• WHAT THE TASK REQUIRES
Leaving the pictures aside, transcribe every line below exactly.
* * *
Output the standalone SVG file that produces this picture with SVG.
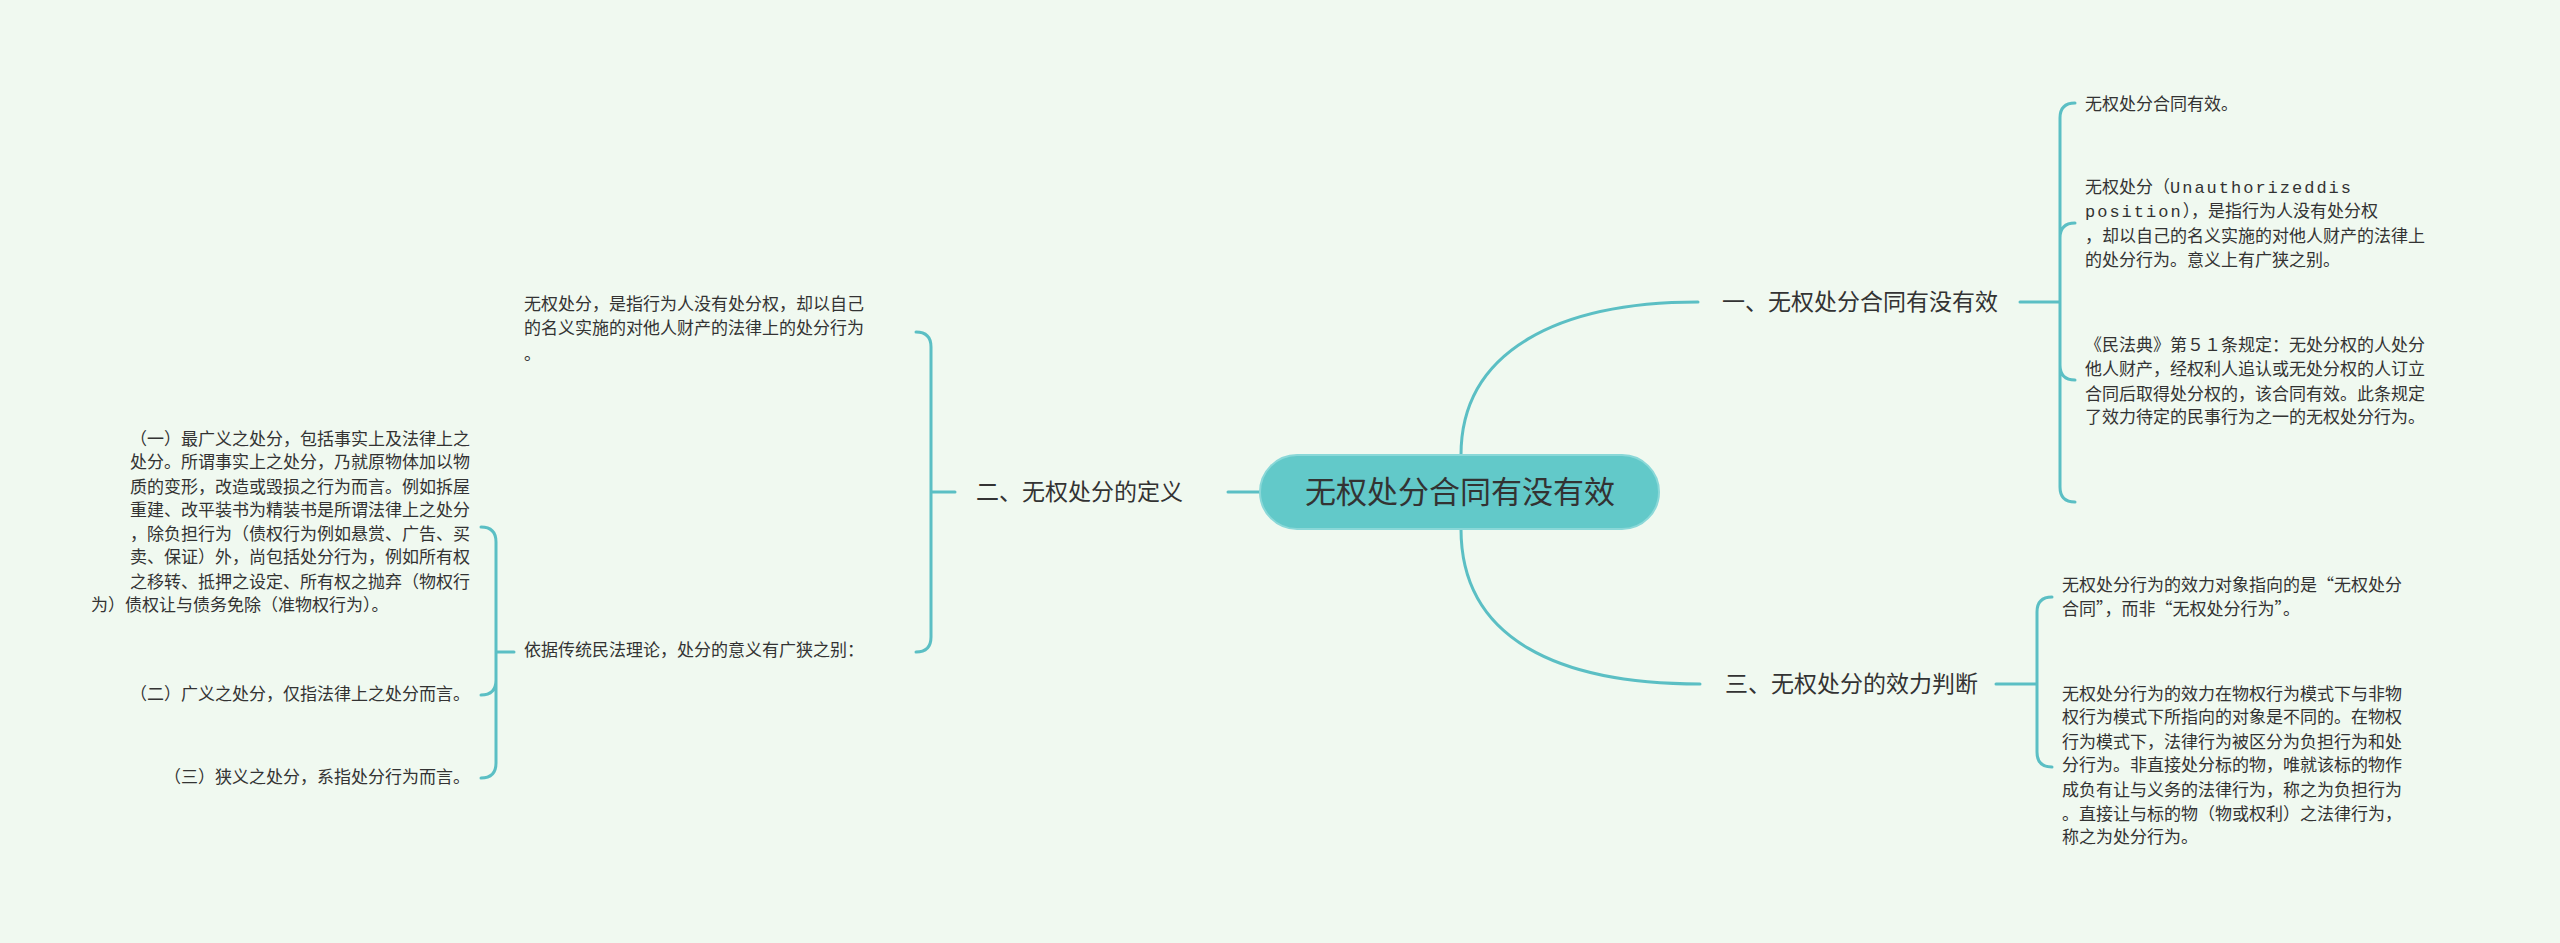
<svg xmlns="http://www.w3.org/2000/svg" width="2560" height="943" viewBox="0 0 2560 943">
<style>
.ln{fill:none;stroke:#5bbfc4;stroke-width:3;stroke-linecap:round}
text{font-family:"Noto Sans CJK SC","Noto Sans",sans-serif;fill:#333}
.t{font-size:17px}
.b{font-size:23px}
</style>
<rect width="2560" height="943" fill="#f0f9f0"/>
<g id="connectors">
<path class="ln" d="M1461,455 C1461,350 1560,302 1698,302"/>
<path class="ln" d="M1461,529 C1461,640 1560,684 1700,684"/>
<path class="ln" d="M1260,492 L1228,492"/>
<path class="ln" d="M2020,302 L2060,302 M2060,302 L2060,118 Q2060,103 2075,103 M2060,302 L2060,238 Q2060,223 2075,223 M2060,302 L2060,365 Q2060,380 2075,380 M2060,302 L2060,487 Q2060,502 2075,502"/>
<path class="ln" d="M1996,684 L2037,684 M2037,684 L2037,612 Q2037,597 2052,597 M2037,684 L2037,752 Q2037,767 2052,767"/>
<path class="ln" d="M955,492 L931,492 M931,492 L931,347 Q931,332 916,332 M931,492 L931,637 Q931,652 916,652"/>
<path class="ln" d="M514,652 L496,652 M496,652 L496,542 Q496,527 481,527 M496,652 L496,680 Q496,695 481,695 M496,652 L496,763 Q496,778 481,778"/>
</g>
<g id="root">
<rect x="1260" y="455" width="399" height="74" rx="37" fill="#62c9c9" stroke="#8ad8d8" stroke-width="2"/>
<text x="1460" y="503" text-anchor="middle" font-size="31">无权处分合同有没有效</text>
</g>
<g id="b1"><text class="b" x="1722" y="310">一、无权处分合同有没有效</text></g>
<g id="b2"><text class="b" x="976" y="500">二、无权处分的定义</text></g>
<g id="b3"><text class="b" x="1725" y="692">三、无权处分的效力判断</text></g>
<g id="c11"><text class="t" x="2085" y="110">无权处分合同有效。</text></g>
<g id="c12" class="t">
<text x="2085" y="193">无权处分（<tspan font-family="Liberation Mono,monospace" letter-spacing="2">Unauthorizeddis</tspan></text>
<text x="2085" y="217"><tspan font-family="Liberation Mono,monospace" letter-spacing="2">position</tspan>），是指行为人没有处分权</text>
<text x="2085" y="242">，却以自己的名义实施的对他人财产的法律上</text>
<text x="2085" y="266">的处分行为。意义上有广狭之别。</text>
</g>
<g id="c13" class="t">
<text x="2085" y="351">《民法典》第５１条规定：无处分权的人处分</text>
<text x="2085" y="375">他人财产，经权利人追认或无处分权的人订立</text>
<text x="2085" y="400">合同后取得处分权的，该合同有效。此条规定</text>
<text x="2085" y="423">了效力待定的民事行为之一的无权处分行为。</text>
</g>
<g id="c31" class="t">
<text x="2062" y="591">无权处分行为的效力对象指向的是“无权处分</text>
<text x="2062" y="615">合同”，而非“无权处分行为”。</text>
</g>
<g id="c32" class="t">
<text x="2062" y="700">无权处分行为的效力在物权行为模式下与非物</text>
<text x="2062" y="723">权行为模式下所指向的对象是不同的。在物权</text>
<text x="2062" y="748">行为模式下，法律行为被区分为负担行为和处</text>
<text x="2062" y="771">分行为。非直接处分标的物，唯就该标的物作</text>
<text x="2062" y="796">成负有让与义务的法律行为，称之为负担行为</text>
<text x="2062" y="820">。直接让与标的物（物或权利）之法律行为，</text>
<text x="2062" y="843">称之为处分行为。</text>
</g>
<g id="c21" class="t">
<text x="524" y="310">无权处分，是指行为人没有处分权，却以自己</text>
<text x="524" y="334">的名义实施的对他人财产的法律上的处分行为</text>
<text x="524" y="360">。</text>
</g>
<g id="c22"><text class="t" x="524" y="656">依据传统民法理论，处分的意义有广狭之别：</text></g>
<g id="g1" class="t">
<text x="470" y="445" text-anchor="end">（一）最广义之处分，包括事实上及法律上之</text>
<text x="470" y="468" text-anchor="end">处分。所谓事实上之处分，乃就原物体加以物</text>
<text x="470" y="493" text-anchor="end">质的变形，改造或毁损之行为而言。例如拆屋</text>
<text x="470" y="516" text-anchor="end">重建、改平装书为精装书是所谓法律上之处分</text>
<text x="470" y="540" text-anchor="end">，除负担行为（债权行为例如悬赏、广告、买</text>
<text x="470" y="563" text-anchor="end">卖、保证）外，尚包括处分行为，例如所有权</text>
<text x="470" y="588" text-anchor="end">之移转、抵押之设定、所有权之抛弃（物权行</text>
<text x="91" y="611">为）债权让与债务免除（准物权行为）。</text>
</g>
<g id="g2"><text class="t" x="470" y="700" text-anchor="end">（二）广义之处分，仅指法律上之处分而言。</text></g>
<g id="g3"><text class="t" x="470" y="783" text-anchor="end">（三）狭义之处分，系指处分行为而言。</text></g>
</svg>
* * *
• ANSWER TO THIS EXERCISE
Output the standalone SVG file that produces this picture with SVG.
<svg xmlns="http://www.w3.org/2000/svg" width="2560" height="943" viewBox="0 0 2560 943">
<style>
.ln{fill:none;stroke:#5bbfc4;stroke-width:3;stroke-linecap:round}
text{font-family:"Noto Sans CJK SC","Noto Sans",sans-serif;fill:#333}
.t{font-size:17px}
.b{font-size:23px}
</style>
<rect width="2560" height="943" fill="#f0f9f0"/>
<g id="connectors">
<path class="ln" d="M1461,455 C1461,350 1560,302 1698,302"/>
<path class="ln" d="M1461,529 C1461,640 1560,684 1700,684"/>
<path class="ln" d="M1260,492 L1228,492"/>
<path class="ln" d="M2020,302 L2060,302 M2060,302 L2060,118 Q2060,103 2075,103 M2060,302 L2060,238 Q2060,223 2075,223 M2060,302 L2060,365 Q2060,380 2075,380 M2060,302 L2060,487 Q2060,502 2075,502"/>
<path class="ln" d="M1996,684 L2037,684 M2037,684 L2037,612 Q2037,597 2052,597 M2037,684 L2037,752 Q2037,767 2052,767"/>
<path class="ln" d="M955,492 L931,492 M931,492 L931,347 Q931,332 916,332 M931,492 L931,637 Q931,652 916,652"/>
<path class="ln" d="M514,652 L496,652 M496,652 L496,542 Q496,527 481,527 M496,652 L496,680 Q496,695 481,695 M496,652 L496,763 Q496,778 481,778"/>
</g>
<g id="root">
<rect x="1260" y="455" width="399" height="74" rx="37" fill="#62c9c9" stroke="#8ad8d8" stroke-width="2"/>
<text x="1460" y="503" text-anchor="middle" font-size="31">无权处分合同有没有效</text>
</g>
<g id="b1"><text class="b" x="1722" y="310">一、无权处分合同有没有效</text></g>
<g id="b2"><text class="b" x="976" y="500">二、无权处分的定义</text></g>
<g id="b3"><text class="b" x="1725" y="692">三、无权处分的效力判断</text></g>
<g id="c11"><text class="t" x="2085" y="110">无权处分合同有效。</text></g>
<g id="c12" class="t">
<text x="2085" y="193">无权处分（<tspan font-family="Liberation Mono,monospace" letter-spacing="2">Unauthorizeddis</tspan></text>
<text x="2085" y="217"><tspan font-family="Liberation Mono,monospace" letter-spacing="2">position</tspan>），是指行为人没有处分权</text>
<text x="2085" y="242">，却以自己的名义实施的对他人财产的法律上</text>
<text x="2085" y="266">的处分行为。意义上有广狭之别。</text>
</g>
<g id="c13" class="t">
<text x="2085" y="351">《民法典》第５１条规定：无处分权的人处分</text>
<text x="2085" y="375">他人财产，经权利人追认或无处分权的人订立</text>
<text x="2085" y="400">合同后取得处分权的，该合同有效。此条规定</text>
<text x="2085" y="423">了效力待定的民事行为之一的无权处分行为。</text>
</g>
<g id="c31" class="t">
<text x="2062" y="591">无权处分行为的效力对象指向的是“无权处分</text>
<text x="2062" y="615">合同”，而非“无权处分行为”。</text>
</g>
<g id="c32" class="t">
<text x="2062" y="700">无权处分行为的效力在物权行为模式下与非物</text>
<text x="2062" y="723">权行为模式下所指向的对象是不同的。在物权</text>
<text x="2062" y="748">行为模式下，法律行为被区分为负担行为和处</text>
<text x="2062" y="771">分行为。非直接处分标的物，唯就该标的物作</text>
<text x="2062" y="796">成负有让与义务的法律行为，称之为负担行为</text>
<text x="2062" y="820">。直接让与标的物（物或权利）之法律行为，</text>
<text x="2062" y="843">称之为处分行为。</text>
</g>
<g id="c21" class="t">
<text x="524" y="310">无权处分，是指行为人没有处分权，却以自己</text>
<text x="524" y="334">的名义实施的对他人财产的法律上的处分行为</text>
<text x="524" y="360">。</text>
</g>
<g id="c22"><text class="t" x="524" y="656">依据传统民法理论，处分的意义有广狭之别：</text></g>
<g id="g1" class="t">
<text x="470" y="445" text-anchor="end">（一）最广义之处分，包括事实上及法律上之</text>
<text x="470" y="468" text-anchor="end">处分。所谓事实上之处分，乃就原物体加以物</text>
<text x="470" y="493" text-anchor="end">质的变形，改造或毁损之行为而言。例如拆屋</text>
<text x="470" y="516" text-anchor="end">重建、改平装书为精装书是所谓法律上之处分</text>
<text x="470" y="540" text-anchor="end">，除负担行为（债权行为例如悬赏、广告、买</text>
<text x="470" y="563" text-anchor="end">卖、保证）外，尚包括处分行为，例如所有权</text>
<text x="470" y="588" text-anchor="end">之移转、抵押之设定、所有权之抛弃（物权行</text>
<text x="91" y="611">为）债权让与债务免除（准物权行为）。</text>
</g>
<g id="g2"><text class="t" x="470" y="700" text-anchor="end">（二）广义之处分，仅指法律上之处分而言。</text></g>
<g id="g3"><text class="t" x="470" y="783" text-anchor="end">（三）狭义之处分，系指处分行为而言。</text></g>
</svg>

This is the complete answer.